When will dogs cease filling us with joy? When will they stop amazing us with their feats and shows of compassion and loyalty?
The answer (incase anyone needed it) is never, of course.
Our furry fiends are, simply, amazing. No, I’m not biased in anyway. I am in a dog-loving mood, however, after hearing a story concerning a mama dog who is travelling from Lancashire, England, to the U.S. to save the life of one of her own puppies.
According to reports, a cocker spaniel named Coco is set to make the journey to take part in a pioneering stem cell treatment.
Millie, one of Coco’s puppies, was born six years ago in the UK. She ended up moving some 4,000 miles to a new home in California with her new family but was recently diagnozed with cancer.
Millie’s only shot at survival is through a rare stem cell transplant not yet available in the UK. Since it can only be performed at one US hospital, Coco and her owner, Robert Alcock, 52, travelled from their home to North Carolina on Wednesday.
Coco’s owners, Serena and Andrew Lodge, of San Francisco, are funding the cost of the trip, with the transplant set to be performed this Sunday at the NC State Veterinary Hospital.
The procedure will involve taking healthy blood stem cells from Coco’s bone marrow and injecting them into Millie.
Coco’s owner, Robert, said: “Serena and Andrew started chemo on Millie three months ago but they’ve been told the only chance they’ll have of curing her is if they find a positive donor so she can have a transplant.
“They contacted us, and we sent some blood samples for testing, along with samples from one of Coco’s other pups.
“They both came back positive, but because Coco is Millie’s mother the vet said she would be a better match.”

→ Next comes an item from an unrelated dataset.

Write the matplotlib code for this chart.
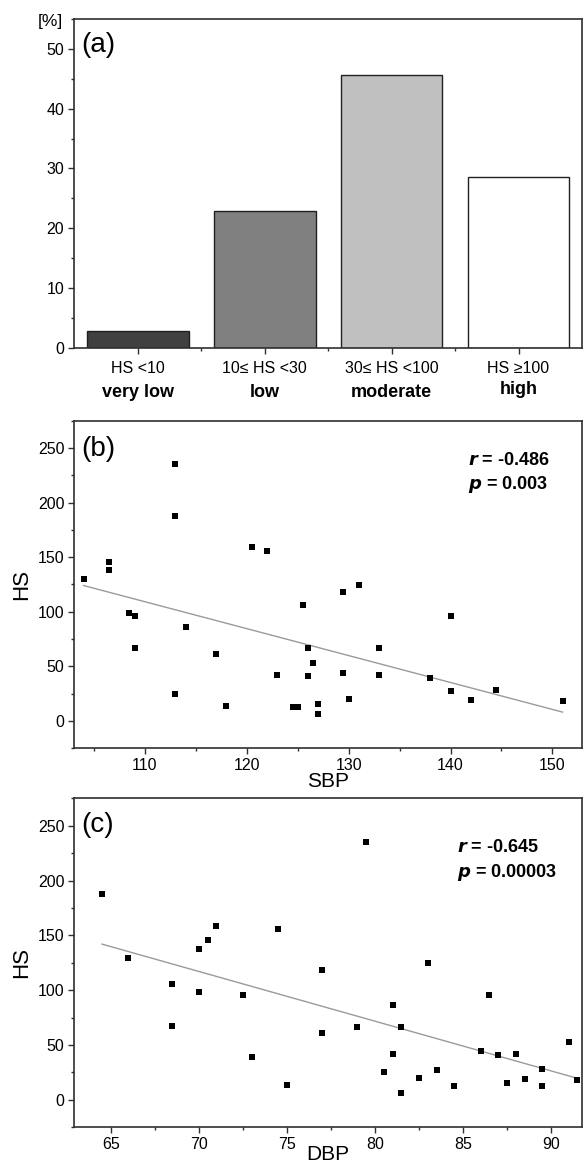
import numpy as np
import matplotlib
matplotlib.use("Agg")
import matplotlib.pyplot as plt
from matplotlib.ticker import MultipleLocator, FixedLocator

plt.rcParams['font.family'] = ['Liberation Sans', 'DejaVu Sans']

# (a) share of patients per HS class
hs_classes = ["HS <10", "10\u2264 HS <30", "30\u2264 HS <100", "HS \u2265100"]
hs_names = ["very low", "low", "moderate", "high"]
hs_share = [2.86, 22.86, 45.71, 28.57]
bar_colors = ["#404040", "#808080", "#c0c0c0", "#ffffff"]

# (b) SBP vs HS
sbp = [104, 106.5, 106.5, 113, 113, 120.5, 122, 129.5, 131, 108.5, 109, 109,
       113, 114, 117, 118, 123, 124.5, 125, 125.5, 126, 126, 126.5, 127, 127,
       129.5, 130, 133, 133, 138, 140, 140, 142, 144.5, 151]
hs_b = [130, 146, 138, 235, 188, 159.5, 156, 118.5, 124.5, 98.7, 96, 67.3,
        25, 86, 61.5, 14, 42, 12.8, 12.8, 106, 66.7, 40.8, 53, 15.5, 6.4,
        44.4, 20, 66.7, 41.7, 39, 96, 27.7, 18.8, 28.6, 18]

# (c) DBP vs HS
dbp = [64.5, 66, 70, 70.5, 71, 74.5, 79.5, 77, 83, 68.5, 68.5, 70, 72.5, 73,
       75, 77, 79, 80.5, 81, 81, 81.5, 81.5, 82.5, 83.5, 84.5, 86, 86.5, 87,
       87.5, 88, 88.5, 89.5, 89.5, 91, 91.5]
hs_c = [188, 129.4, 137.4, 146, 159, 156, 235, 118, 124.6, 105.7, 67.5, 98.7,
        96, 39, 14, 61.4, 66.8, 25.2, 86.3, 42.2, 66.8, 6.4, 20.3, 27.6, 13,
        44.4, 96, 40.7, 15.5, 41.9, 19.1, 28.3, 13, 53.2, 18]

fig = plt.figure(figsize=(5.83, 11.65), dpi=100)
W, H = 583.0, 1165.0


def box(x0, y0, x1, y1):
    # pixel box (top-left origin) -> figure fraction
    return [x0 / W, 1 - y1 / H, (x1 - x0) / W, (y1 - y0) / H]


def style(ax):
    for s in ax.spines.values():
        s.set_linewidth(1.2)
        s.set_color("#303030")
    ax.tick_params(which='both', direction='out', top=False, right=False,
                   labelsize=11.5, color="#303030", width=1)
    ax.tick_params(which='major', length=4.3, pad=3)
    ax.tick_params(which='minor', length=2.5)


# ---- (a) ----
ax1 = fig.add_axes(box(74.4, 19, 582, 347.7))
x = np.arange(len(hs_share))
ax1.bar(x, hs_share, width=0.8, color=bar_colors, edgecolor="#202020", linewidth=1)
ax1.set_xlim(-0.5, 3.5)
ax1.set_ylim(0, 55)
ax1.yaxis.set_major_locator(MultipleLocator(10))
ax1.yaxis.set_minor_locator(MultipleLocator(5))
ax1.set_xticks(x)
ax1.set_xticklabels(hs_classes)
ax1.xaxis.set_minor_locator(FixedLocator([0.5, 1.5, 2.5]))
style(ax1)
ax1.tick_params(axis='x', which='major', pad=5)
ax1.text(0.0138, 0.921, "(a)", transform=ax1.transAxes, fontsize=20, va='center', ha='left')
ax1.text(-0.022, 0.992, "[%]", transform=ax1.transAxes, fontsize=12.5, ha='right', va='center')
for i, name in enumerate(hs_names):
    yoff = -0.137 if name != "high" else -0.127
    ax1.text(i, yoff, name, transform=ax1.get_xaxis_transform(), ha='center', va='center',
             fontsize=13, fontweight='bold')


def scatter_panel(ax, xs, ys, label, xlab, r_txt, p_txt, txt_pos, lab_y, xpad):
    ax.scatter(xs, ys, marker='s', s=25, color='black', zorder=3, linewidths=0)
    k, b = np.polyfit(xs, ys, 1)
    xl = np.array([min(xs), max(xs)])
    ax.plot(xl, k * xl + b, color="#9a9a9a", linewidth=1, zorder=2)
    ax.set_ylim(-25, 275)
    ax.yaxis.set_major_locator(MultipleLocator(50))
    ax.yaxis.set_minor_locator(MultipleLocator(25))
    style(ax)
    ax.set_ylabel("HS", fontsize=16, labelpad=4)
    ax.set_xlabel(xlab, fontsize=15, labelpad=xpad)
    ax.text(0.0138, lab_y, label, transform=ax.transAxes, fontsize=20, va='center', ha='left')
    ax.text(txt_pos[0], txt_pos[1], r_txt, transform=ax.transAxes, fontsize=13,
            fontweight='bold', ha='left', va='center')
    ax.text(txt_pos[0], txt_pos[1] - 0.076, p_txt, transform=ax.transAxes, fontsize=13,
            fontweight='bold', ha='left', va='center')


# ---- (b) ----
ax2 = fig.add_axes(box(74.4, 420.7, 582, 748.3))
ax2.set_xlim(103.1, 152.9)
ax2.xaxis.set_major_locator(MultipleLocator(10))
ax2.xaxis.set_minor_locator(MultipleLocator(5))
scatter_panel(ax2, sbp, hs_b, "(b)", "SBP", r"$\bfit{r}$ = -0.486", r"$\bfit{p}$ = 0.003",
              (0.776, 0.880), 0.9145, -1)

# ---- (c) ----
ax3 = fig.add_axes(box(74.4, 798.3, 582, 1127.3))
ax3.set_xlim(62.93, 91.76)
ax3.xaxis.set_major_locator(MultipleLocator(5))
ax3.xaxis.set_minor_locator(MultipleLocator(2.5))
scatter_panel(ax3, dbp, hs_c, "(c)", "DBP", r"$\bfit{r}$ = -0.645", r"$\bfit{p}$ = 0.00003",
              (0.753, 0.850), 0.919, -5)

fig.savefig("out.png", dpi=100)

He continued: “The Lodges have paid for everything, and I didn’t like to ask how much the operation is costing but I think it will be in the thousands.
“We will be in America for about a week. Coco will go into hospital on Sunday for the procedure and then the cells will be donated on Monday.”
As per reports, Andrew and Serena have been warned that even if the operation is a success, there is only a 50 percent chance Millie will be cured of the cancer.
Robert explained: “If it was a human then the chances of survival would be really good. But this is a pioneering procedure, they haven’t done very many of these transplants before, so we’ll have to wait and see what happens.”
We’re sending all our luck and well wishes in Millie’s direction! We pray the procedure goes to plan and that both dogs recover well.